— Begin —

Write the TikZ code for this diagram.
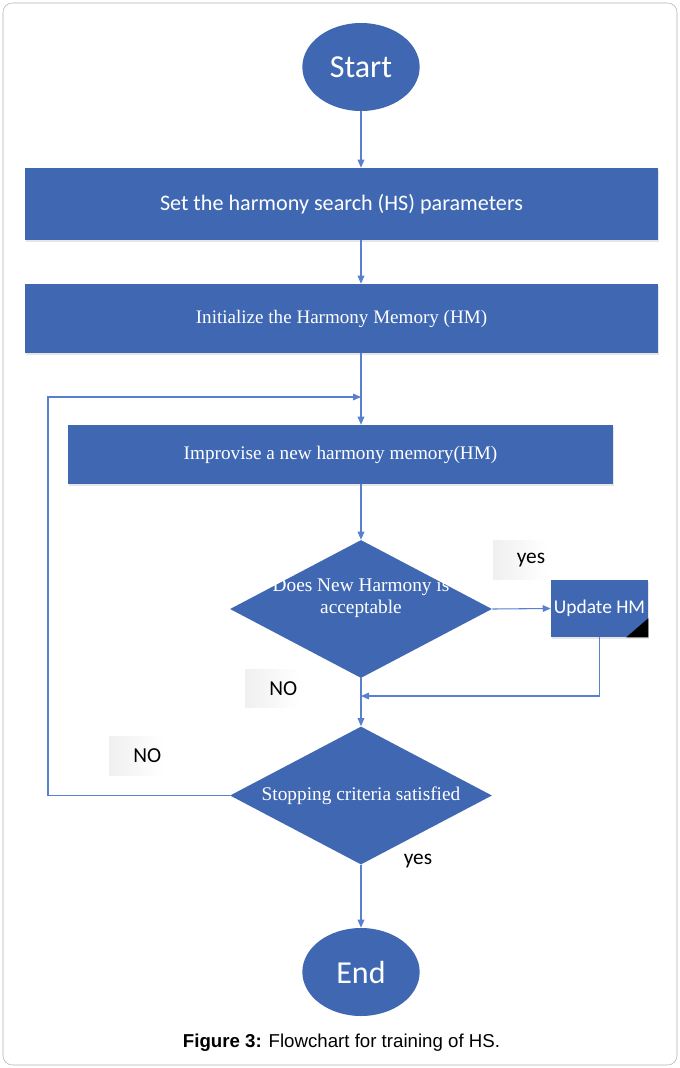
\documentclass[tikz,border=0pt]{standalone}
\usepackage{fontspec}
\setmainfont{Liberation Serif}
\setsansfont{Liberation Sans}
\newfontfamily\calib{Carlito}
\usepackage{tikz}
\usetikzlibrary{positioning, arrows.meta, shapes.geometric, shadows, calc}
\definecolor{hsblue}{RGB}{64,104,178}
\definecolor{hsline}{RGB}{88,128,206}

\begin{document}
\begin{tikzpicture}[x=0.75pt, y=-0.75pt, >={Triangle[length=6pt, width=5pt]},
  term/.style={ellipse, fill=hsblue, text=white, minimum width=88pt,
    minimum height=66pt, inner sep=0pt, font=\calib\fontsize{24}{28}\selectfont},
  blk/.style={rectangle, fill=hsblue, text=white, inner sep=0pt,
    drop shadow={shadow xshift=0.8pt, shadow yshift=-1.5pt, opacity=0.2}},
  dec/.style={diamond, aspect=1.9, fill=hsblue, inner sep=0pt,
    minimum width=196.5pt, minimum height=103.5pt},
  dectxt/.style={text=white, align=center, inner sep=0pt,
    font=\fontsize{14.5}{16.5}\selectfont},
  flow/.style={draw=hsline, line width=0.8pt, ->},
  lbl/.style={left color=black!6, right color=white, minimum width=41pt,
    minimum height=29pt, text width=37pt, align=right, inner sep=2pt,
    font=\calib\fontsize{16}{19}\selectfont}]
  \useasboundingbox (0,0) rectangle (680,1068);
  \draw[black!30, rounded corners=7pt] (3,3) rectangle (677,1065);

  \node[term] (start) at (361,67) {Start};
  \node[blk, minimum width=474.75pt, minimum height=54pt,
        font=\calib\fontsize{16.6}{19}\selectfont] (param) at (341.5,204)
       {Set the harmony search (HS) parameters};
  \node[blk, minimum width=474.75pt, minimum height=51.75pt,
        font=\fontsize{14.3}{17}\selectfont] (init) at (341.5,318.5)
       {Initialize the Harmony Memory (HM)};
  \node[blk, minimum width=408.75pt, minimum height=44.25pt,
        font=\fontsize{14.4}{17}\selectfont] (impr) at (340.5,454.5)
       {Improvise a new harmony memory(HM)};
  \node[dec] (accept) at (361,609) {};
  \node[dectxt, yshift=8pt] (acctxt) at (accept) {Does New Harmony is\\acceptable};
  \node[blk, minimum width=72.75pt, minimum height=42.75pt,
        font=\calib\fontsize{14.6}{17}\selectfont] (update) at (599.5,608.5)
       {Update HM};
  \fill (update.south east) -- ++(-22,0) -- ++(22,-19) -- cycle;
  \node[dec] (stop) at (361,795.5) {};
  \node[dectxt] (stoptxt) at (stop) {Stopping criteria satisfied};
  \node[term] (end) at (361,972) {End};

  \node[lbl] (yes1) at (520.5,560) {yes};
  \node[lbl] (no1) at (272.5,688.5) {NO};
  \node[lbl] (no2) at (136.5,756) {NO};
  \node[font=\calib\fontsize{16}{19}\selectfont] (yes2) at (418,861) {yes};

  \coordinate (back) at (48,397);
  \coordinate (merge) at (361,696);
  \draw[flow] (start) -- (start |- param.north);
  \draw[flow] (start |- param.south) -- (start |- init.north);
  \draw[flow] (start |- init.south) -- (start |- impr.north);
  \draw[flow] (stop.west) -| (back) -- (start |- back);
  \draw[flow] (start |- impr.south) -- (accept.north);
  \draw[flow] (accept.east) -- (update.west);
  \draw[flow] (update.south) |- (merge);
  \draw[flow] (accept.south) -- (stop.north);
  \draw[flow] (stop.south) -- (end);

  \node[font=\sffamily\fontsize{14}{17}\selectfont] (cap) at (341.5,1043)
       {\textbf{Figure 3:} Flowchart for training of HS.};
\end{tikzpicture}
\end{document}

— End —

> **WHAT TO PRODUCE**: Skipping the pictures, transcribe each line above exactly as it appears.

> **CORRECT ANSWER**:
Write the TikZ code for this diagram.
\documentclass[tikz,border=0pt]{standalone}
\usepackage{fontspec}
\setmainfont{Liberation Serif}
\setsansfont{Liberation Sans}
\newfontfamily\calib{Carlito}
\usepackage{tikz}
\usetikzlibrary{positioning, arrows.meta, shapes.geometric, shadows, calc}
\definecolor{hsblue}{RGB}{64,104,178}
\definecolor{hsline}{RGB}{88,128,206}

\begin{document}
\begin{tikzpicture}[x=0.75pt, y=-0.75pt, >={Triangle[length=6pt, width=5pt]},
  term/.style={ellipse, fill=hsblue, text=white, minimum width=88pt,
    minimum height=66pt, inner sep=0pt, font=\calib\fontsize{24}{28}\selectfont},
  blk/.style={rectangle, fill=hsblue, text=white, inner sep=0pt,
    drop shadow={shadow xshift=0.8pt, shadow yshift=-1.5pt, opacity=0.2}},
  dec/.style={diamond, aspect=1.9, fill=hsblue, inner sep=0pt,
    minimum width=196.5pt, minimum height=103.5pt},
  dectxt/.style={text=white, align=center, inner sep=0pt,
    font=\fontsize{14.5}{16.5}\selectfont},
  flow/.style={draw=hsline, line width=0.8pt, ->},
  lbl/.style={left color=black!6, right color=white, minimum width=41pt,
    minimum height=29pt, text width=37pt, align=right, inner sep=2pt,
    font=\calib\fontsize{16}{19}\selectfont}]
  \useasboundingbox (0,0) rectangle (680,1068);
  \draw[black!30, rounded corners=7pt] (3,3) rectangle (677,1065);

  \node[term] (start) at (361,67) {Start};
  \node[blk, minimum width=474.75pt, minimum height=54pt,
        font=\calib\fontsize{16.6}{19}\selectfont] (param) at (341.5,204)
       {Set the harmony search (HS) parameters};
  \node[blk, minimum width=474.75pt, minimum height=51.75pt,
        font=\fontsize{14.3}{17}\selectfont] (init) at (341.5,318.5)
       {Initialize the Harmony Memory (HM)};
  \node[blk, minimum width=408.75pt, minimum height=44.25pt,
        font=\fontsize{14.4}{17}\selectfont] (impr) at (340.5,454.5)
       {Improvise a new harmony memory(HM)};
  \node[dec] (accept) at (361,609) {};
  \node[dectxt, yshift=8pt] (acctxt) at (accept) {Does New Harmony is\\acceptable};
  \node[blk, minimum width=72.75pt, minimum height=42.75pt,
        font=\calib\fontsize{14.6}{17}\selectfont] (update) at (599.5,608.5)
       {Update HM};
  \fill (update.south east) -- ++(-22,0) -- ++(22,-19) -- cycle;
  \node[dec] (stop) at (361,795.5) {};
  \node[dectxt] (stoptxt) at (stop) {Stopping criteria satisfied};
  \node[term] (end) at (361,972) {End};

  \node[lbl] (yes1) at (520.5,560) {yes};
  \node[lbl] (no1) at (272.5,688.5) {NO};
  \node[lbl] (no2) at (136.5,756) {NO};
  \node[font=\calib\fontsize{16}{19}\selectfont] (yes2) at (418,861) {yes};

  \coordinate (back) at (48,397);
  \coordinate (merge) at (361,696);
  \draw[flow] (start) -- (start |- param.north);
  \draw[flow] (start |- param.south) -- (start |- init.north);
  \draw[flow] (start |- init.south) -- (start |- impr.north);
  \draw[flow] (stop.west) -| (back) -- (start |- back);
  \draw[flow] (start |- impr.south) -- (accept.north);
  \draw[flow] (accept.east) -- (update.west);
  \draw[flow] (update.south) |- (merge);
  \draw[flow] (accept.south) -- (stop.north);
  \draw[flow] (stop.south) -- (end);

  \node[font=\sffamily\fontsize{14}{17}\selectfont] (cap) at (341.5,1043)
       {\textbf{Figure 3:} Flowchart for training of HS.};
\end{tikzpicture}
\end{document}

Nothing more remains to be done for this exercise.